Sometimes, much is said with few words. That’s because words, when chosen precisely and with great care, can communicate a whole lot. Such was the case when special counsel and former FBI Director Robert Mueller spoke on Wednesday, May 29, for roughly 10 minutes at the Justice Department.

Mueller spoke about his report — his testimony, as he put it — and threw the issue back to Congress.

“As set forth in the report, after that investigation, if we had had confidence that the president clearly did not commit a crime, we would have said so.”

In other words, the president is far from exonerated for his role with Russian interference in the 2016 election.

Unsurprisingly, President Trump is fighting back, claiming there was no collusion and there was no wrongdoing.

To try to find out whether or not that’s true, one would have to read the entire, unredacted report. That’s unlikely, and we’re forced to rely on the special counsel, the attorney general and the president. That could mean that the American people will never learn what really occurred.

It’s no surprise that a number of Democrats are calling for impeachment proceedings to begin. Others, most notably House Speaker Nancy Pelosi (D-Calif.), have cautioned against impeachment, fearing it would undermine Democratic efforts to take the White House in 2020.

She could be right. With a Republican controlled Senate, the Democratic controlled House is still facing an uphill battle. And voters empathetic to the underdog might then see the president as needing their support. It’s anyone’s guess how impeaching the president could turn out — waiting for elections to roll around could be less painful to Dems.

But that still doesn’t deal with the fact that there seems to be, based on Mueller’s statement, real concern that the president acted improperly. He basically admitted — perhaps against his better judgment — he couldn’t pursue charges against the president.

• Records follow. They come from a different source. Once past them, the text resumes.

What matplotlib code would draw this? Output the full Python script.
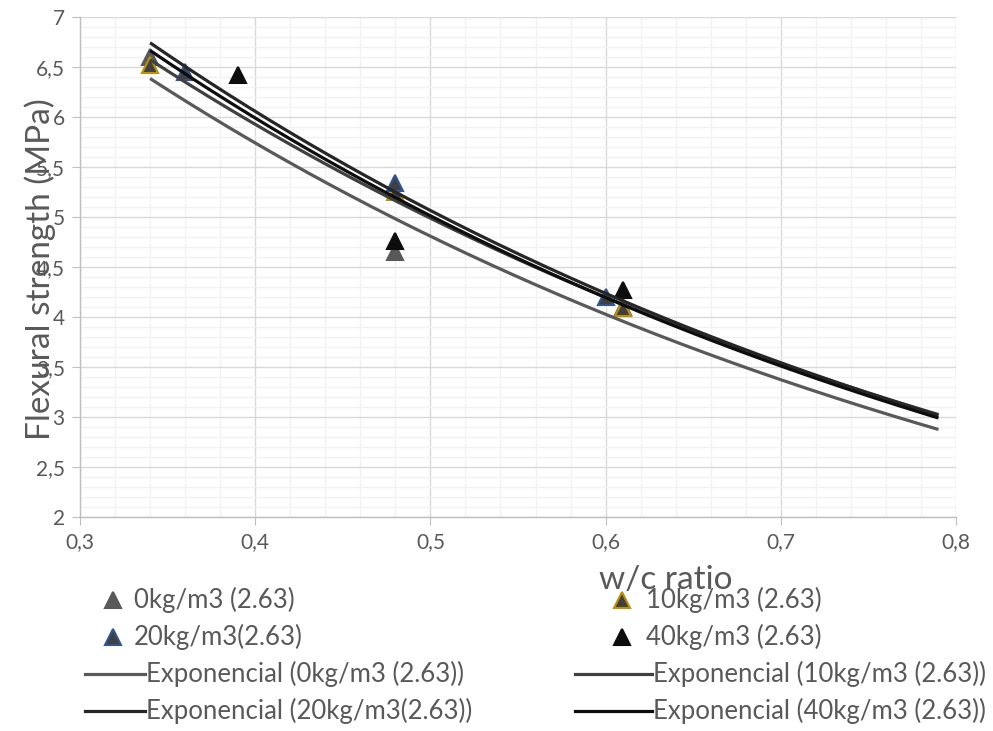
import numpy as np
import matplotlib
matplotlib.use("Agg")
import matplotlib.pyplot as plt
from matplotlib.lines import Line2D
from matplotlib.ticker import MultipleLocator, FuncFormatter

plt.rcParams['font.family'] = ['Lato', 'DejaVu Sans']

# ---- data ----
series_names = ["0kg/m3 (2.63)", "10kg/m3 (2.63)", "20kg/m3(2.63)", "40kg/m3 (2.63)"]
x_0kg = [0.34, 0.48, 0.61]
y_0kg = [6.60, 4.65, 4.10]
x_10kg = [0.34, 0.48, 0.61]
y_10kg = [6.52, 5.25, 4.09]
x_20kg = [0.36, 0.48, 0.60]
y_20kg = [6.45, 5.34, 4.20]
x_40kg = [0.39, 0.48, 0.61]
y_40kg = [6.42, 4.76, 4.27]
trend_x_range = [0.34, 0.79]

xs = [x_0kg, x_10kg, x_20kg, x_40kg]
ys = [y_0kg, y_10kg, y_20kg, y_40kg]

marker_face = ["#595959", "#404040", "#404040", "#0d0d0d"]
marker_edge = ["#595959", "#bf9000", "#2f5597", "#0d0d0d"]
line_colors = ["#595959", "#404040", "#262626", "#0d0d0d"]
text_col = "#595959"

W, H = 993, 731
fig = plt.figure(figsize=(W / 100, H / 100), dpi=100)
ax = fig.add_axes([80 / W, 1 - 517 / H, (956 - 80) / W, (517 - 17) / H])

# scatter points
for x, y, fc, ec in zip(xs, ys, marker_face, marker_edge):
    ax.plot(x, y, linestyle='none', marker='^', markersize=11, markerfacecolor=fc,
            markeredgecolor=ec, markeredgewidth=1.5, zorder=3)

# exponential trendlines
xt = np.linspace(trend_x_range[0], trend_x_range[1], 200)
for x, y, lc in zip(xs, ys, line_colors):
    b, ln_a = np.polyfit(np.array(x), np.log(np.array(y)), 1)
    ax.plot(xt, np.exp(ln_a) * np.exp(b * xt), color=lc, linewidth=2.3, zorder=4,
            solid_capstyle='butt')

ax.set_xlim(0.3, 0.8)
ax.set_ylim(2, 7)
ax.xaxis.set_major_locator(MultipleLocator(0.1))
ax.xaxis.set_minor_locator(MultipleLocator(0.02))
ax.yaxis.set_major_locator(MultipleLocator(0.5))
ax.yaxis.set_minor_locator(MultipleLocator(0.1))


def fmt(v, pos):
    s = ("%.1f" % v).rstrip('0').rstrip('.')
    return s.replace('.', ',')


ax.xaxis.set_major_formatter(FuncFormatter(fmt))
ax.yaxis.set_major_formatter(FuncFormatter(fmt))
ax.grid(which='major', color='#d9d9d9', linewidth=1.0, zorder=0)
ax.grid(which='minor', color='#f2f2f2', linewidth=1.0, zorder=0)
ax.set_axisbelow(True)
for s in ['top', 'right']:
    ax.spines[s].set_visible(False)
for s in ['left', 'bottom']:
    ax.spines[s].set_color('#bfbfbf')
    ax.spines[s].set_linewidth(1.0)
ax.tick_params(which='major', length=6, color='#bfbfbf', labelsize=15, labelcolor=text_col, pad=5)
ax.tick_params(which='minor', length=0)

fig.text(40 / W, 1 - 269 / H, "Flexural strength (MPa)", rotation=90, fontsize=24,
         color=text_col, ha='center', va='center')
fig.text(666 / W, 1 - 580 / H, "w/c ratio", fontsize=24, color=text_col,
         ha='center', va='center')

# manual legend
rows = [600, 637, 674, 711]
col_marker_x = [113, 622]
col_text_x = [134, 646]
for i in range(4):
    r = rows[i // 2]
    c = i % 2
    fy = 1 - r / H
    fig.add_artist(Line2D([col_marker_x[c] / W], [fy], linestyle='none', marker='^', markersize=11,
                          markerfacecolor=marker_face[i], markeredgecolor=marker_edge[i],
                          markeredgewidth=1.5, transform=fig.transFigure))
    fig.text(col_text_x[c] / W, fy, series_names[i], fontsize=18.5, color=text_col, va='center')

line_x0 = [85, 575]
line_x1 = [145, 652]
line_text_x = [146, 653]
for i in range(4):
    r = rows[2 + i // 2]
    c = i % 2
    fy = 1 - r / H
    fig.add_artist(Line2D([line_x0[c] / W, line_x1[c] / W], [fy, fy], color=line_colors[i],
                          linewidth=2.3, transform=fig.transFigure))
    fig.text(line_text_x[c] / W, fy, "Exponencial (%s)" % series_names[i], fontsize=18.5,
             color=text_col, va='center')

fig.savefig("out.png", dpi=100)
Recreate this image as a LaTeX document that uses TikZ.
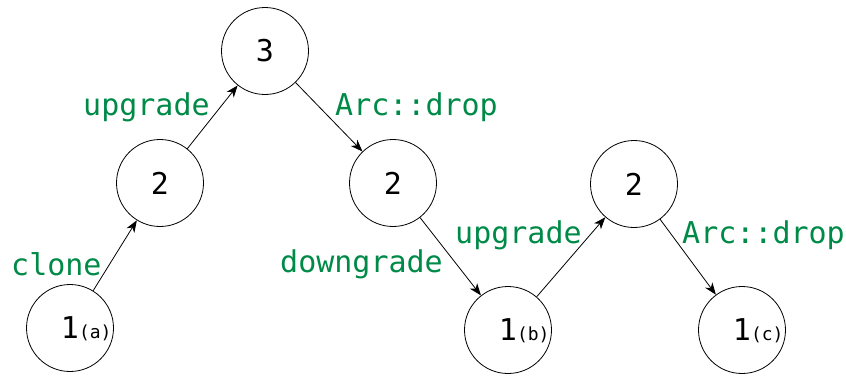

“Under long-standing department policy, a president cannot be charged with a federal crime while he is in office… charging the president with a crime was, therefore, not an option we could consider,” said Mueller.

Such words do little to comfort Americans.

He instead put it on Congress to take the next step, stating that the Constitution “requires a process other than the criminal justice system to formally accuse a sitting president of wrongdoing.”

The question now is whether Congress will do anything about it.